Standard 2 of the standards for teachers includes ‘know the content and how to teach it’, so a deep understanding of the purpose and methods of the teaching of the Victorian arts curriculum is essential to the role of teaching in secondary schools. The Victorian arts curriculum is divided into 6 disciplines, including media arts.
Within the media arts discipline there are four strands:
- Explore and represent ideas
- Media arts practices
- Present and perform
- Respond and interpret (VCAA, 2021)
These apply to all year levels of secondary schooling from year 7 to 10.
There is some cross over between the arts methods, with media arts including aspects of visual art and design. The aim is to explore and represent ideas, to challenge and interrogate those, including all media representations. The practice of creating media arts products is also an important aspect, where students are developing key media skills across a broad range of hardware and software, including cameras, animation software, lighting, editing and publishing. The practice of creating deepens the understanding of the representation of ideas through experiential learning and has a double effect of enhancing insights into how those ideas are represented.
The present and perform aspects of media are crucial where all of us are now creators and publishers of content. How and where our media art is delivered to the audience and who this audience is, is an important aspect of the development of skills and the media practitioner.
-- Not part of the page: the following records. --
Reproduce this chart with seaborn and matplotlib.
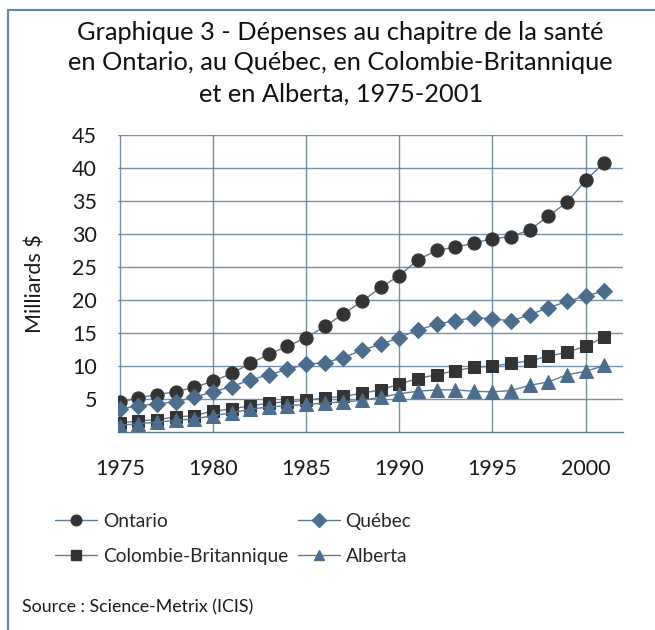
import pandas as pd
import matplotlib
matplotlib.use("Agg")
import matplotlib.pyplot as plt
import seaborn as sns
from matplotlib.lines import Line2D

# Data (milliards $)
years = list(range(1975, 2002))
ontario = [4.5, 5.2, 5.7, 6.1, 6.8, 7.7, 8.9, 10.4, 11.8, 13.0, 14.3, 16.0, 17.9, 19.8,
           21.9, 23.7, 26.1, 27.5, 28.0, 28.6, 29.3, 29.6, 30.6, 32.7, 34.8, 38.1, 40.8]
quebec = [3.5, 4.0, 4.3, 4.6, 5.3, 6.1, 6.9, 7.9, 8.7, 9.5, 10.3, 10.5, 11.3, 12.4,
          13.3, 14.3, 15.5, 16.3, 16.9, 17.3, 17.2, 16.8, 17.8, 18.8, 19.8, 20.6, 21.4]
colombie = [1.4, 1.7, 1.9, 2.3, 2.5, 3.2, 3.5, 4.0, 4.4, 4.6, 4.8, 5.2, 5.4, 5.9,
            6.4, 7.3, 8.1, 8.7, 9.3, 9.8, 10.0, 10.4, 10.8, 11.5, 12.1, 13.0, 14.4]
alberta = [1.0, 1.3, 1.5, 1.8, 2.0, 2.5, 2.9, 3.5, 3.8, 4.0, 4.2, 4.4, 4.6, 4.8,
           5.3, 5.8, 6.2, 6.4, 6.4, 6.2, 6.1, 6.3, 7.1, 7.6, 8.7, 9.2, 10.1]

series = {
    "Ontario": ontario,
    "Québec": quebec,
    "Colombie-Britannique": colombie,
    "Alberta": alberta,
}

DARK = "#333333"
BLUE = "#4d6d8e"
LINE = "#5b7b9c"
GRID = "#5f7d9b"
TXT = "#1a1a1a"

styles = {
    "Ontario": dict(marker="o", mfc=DARK, ms=9.5),
    "Québec": dict(marker="D", mfc=BLUE, ms=8.5),
    "Colombie-Britannique": dict(marker="s", mfc=DARK, ms=9),
    "Alberta": dict(marker="^", mfc=BLUE, ms=9.5),
}

df = pd.DataFrame({"Year": years * 4,
                   "Province": sum([[k] * len(years) for k in series], []),
                   "Value": sum(series.values(), [])})

sns.set_style("white")
plt.rcParams["font.family"] = ["Lato", "DejaVu Sans"]

fig = plt.figure(figsize=(6.55, 6.3), dpi=100)
ax = fig.add_axes([0.18, 0.314, 0.771, 0.472])

for name in series:
    st = styles[name]
    sub = df[df["Province"] == name]
    sns.lineplot(data=sub, x="Year", y="Value", ax=ax, color=LINE, lw=1,
                 marker=st["marker"], markersize=st["ms"],
                 markerfacecolor=st["mfc"], markeredgecolor=st["mfc"],
                 label=name, legend=False, zorder=3)

ax.set_xlim(1974.9, 2002)
ax.set_ylim(0, 45)
ax.set_yticks(range(5, 50, 5))
ax.set_xticks(range(1975, 2001, 5))
ax.grid(True, color=GRID, lw=1, alpha=0.85)
ax.set_axisbelow(True)
for s in ["top", "right", "left"]:
    ax.spines[s].set_visible(False)
ax.spines["bottom"].set_color(GRID)
ax.spines["bottom"].set_linewidth(1)
ax.tick_params(axis="x", length=7, width=1, colors=GRID, labelcolor=TXT, labelsize=15.5, pad=12)
ax.tick_params(axis="y", length=0, labelsize=15.5, pad=15, labelcolor=TXT)
ax.set_xlabel("")
ax.set_ylabel("Milliards $", fontsize=15.5, color=TXT, labelpad=19)

fig.text(0.52, 0.9, "Graphique 3 - Dépenses au chapitre de la santé\n"
         "en Ontario, au Québec, en Colombie-Britannique\n"
         "et en Alberta, 1975-2001",
         ha="center", va="center", fontsize=18.3, linespacing=1.42, color="#111111")

handles = {}
for name in series:
    st = styles[name]
    handles[name] = Line2D([], [], color=LINE, lw=1, marker=st["marker"],
                           ms=st["ms"] * 0.8, mfc=st["mfc"], mec=st["mfc"])
order = ["Ontario", "Colombie-Britannique", "Québec", "Alberta"]
fig.legend([handles[k] for k in order], order, ncol=2, loc="center left",
           bbox_to_anchor=(0.072, 1 - 539 / 630), frameon=False, fontsize=13.8,
           handlelength=2.2, handletextpad=0.3, columnspacing=0.5,
           labelspacing=0.95, borderaxespad=0)

fig.text(0.034, 1 - 607 / 630, "Source : Science-Metrix (ICIS)", fontsize=12.8,
         color=TXT, va="center")

# frame lines (top and left)
fig.add_artist(Line2D([8 / 655, 1], [1 - 10 / 630, 1 - 10 / 630], color="#5f86ad", lw=1.5))
fig.add_artist(Line2D([8 / 655, 8 / 655], [0, 1 - 10 / 630], color="#5f86ad", lw=1.5))

fig.savefig("out.png", dpi=100)
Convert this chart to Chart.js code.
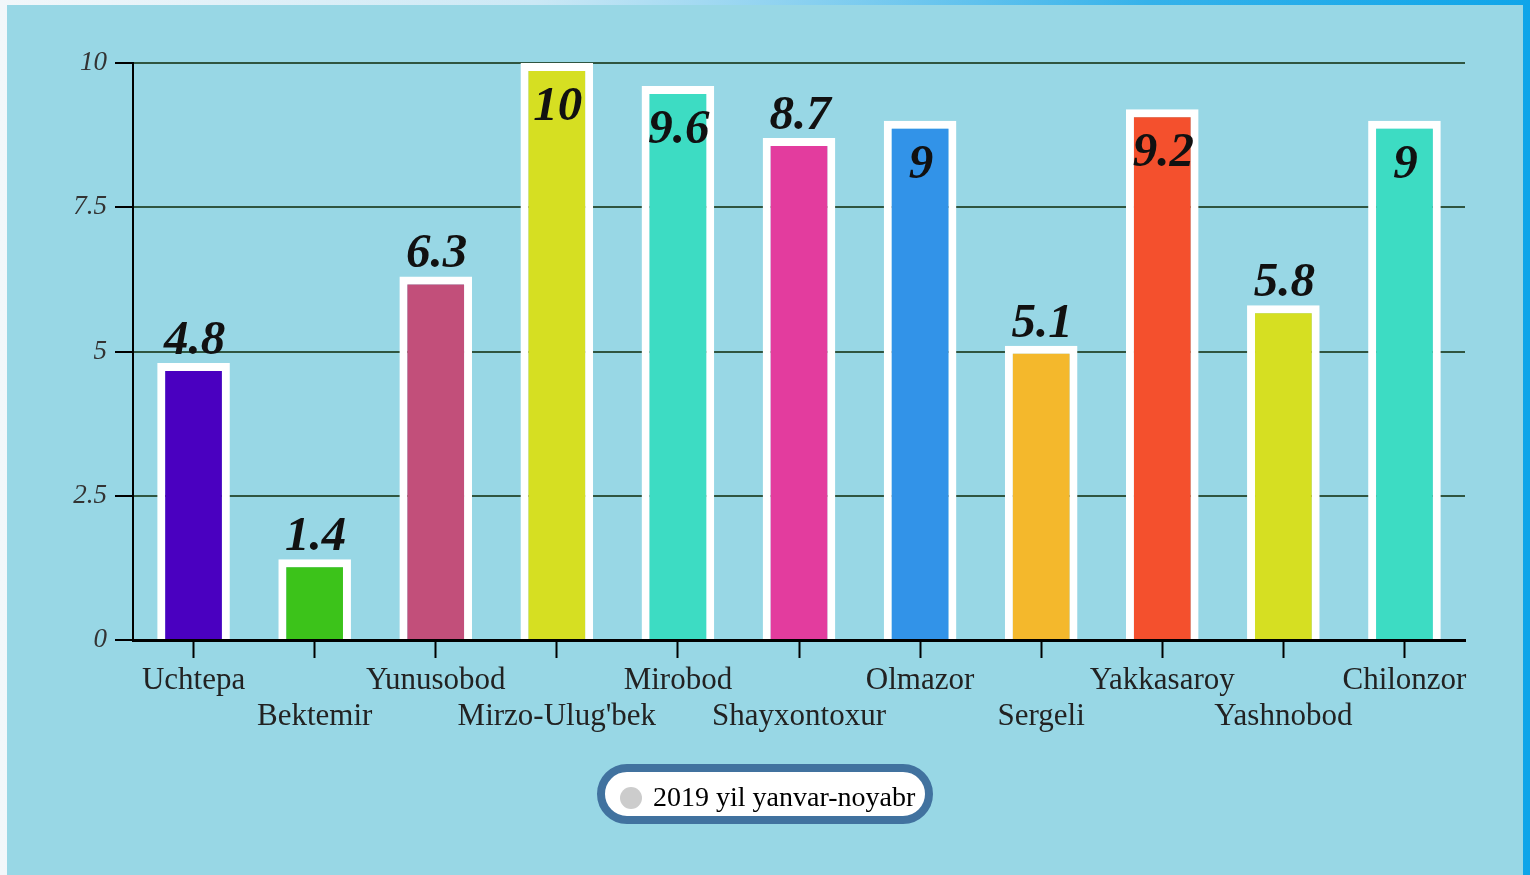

These feed into the four strands of media, particularly the respond and interpret category. The experience of presenting and performing is key in building empathy to respond to the intentions of the media, and interpret their intended, or even unintended commentary.
The 5 key areas of media that students are intended to develop both knowledge and understanding of are:
– the media languages used to tell stories
– the technologies which are essential for producing, accessing and distributing media
– the various institutions that enable and constrain media production and use
– the audiences for whom media arts products are made and who respond as consumers, citizens and creative individuals
– the constructed representations of the world, which rely on shared and disputed social values and beliefs.
The resources on this website are targeted at secondary school from year 7, students are intended to be building on their understanding of media progressively at each level. Media arts is a subject that investigates more hybrid technologies, these include but aren’t limited to movies, television, text, games, mass media including news, newspapers and the practice of creating the media products as well. It draws from a range of cultures, and considers the local, global, social and cultural context of the works to develop a sophisticated understanding of the role that the media arts has in the world. Students gain an understanding of their own identity and themselves as artists and audience and how to navigate a mediated world.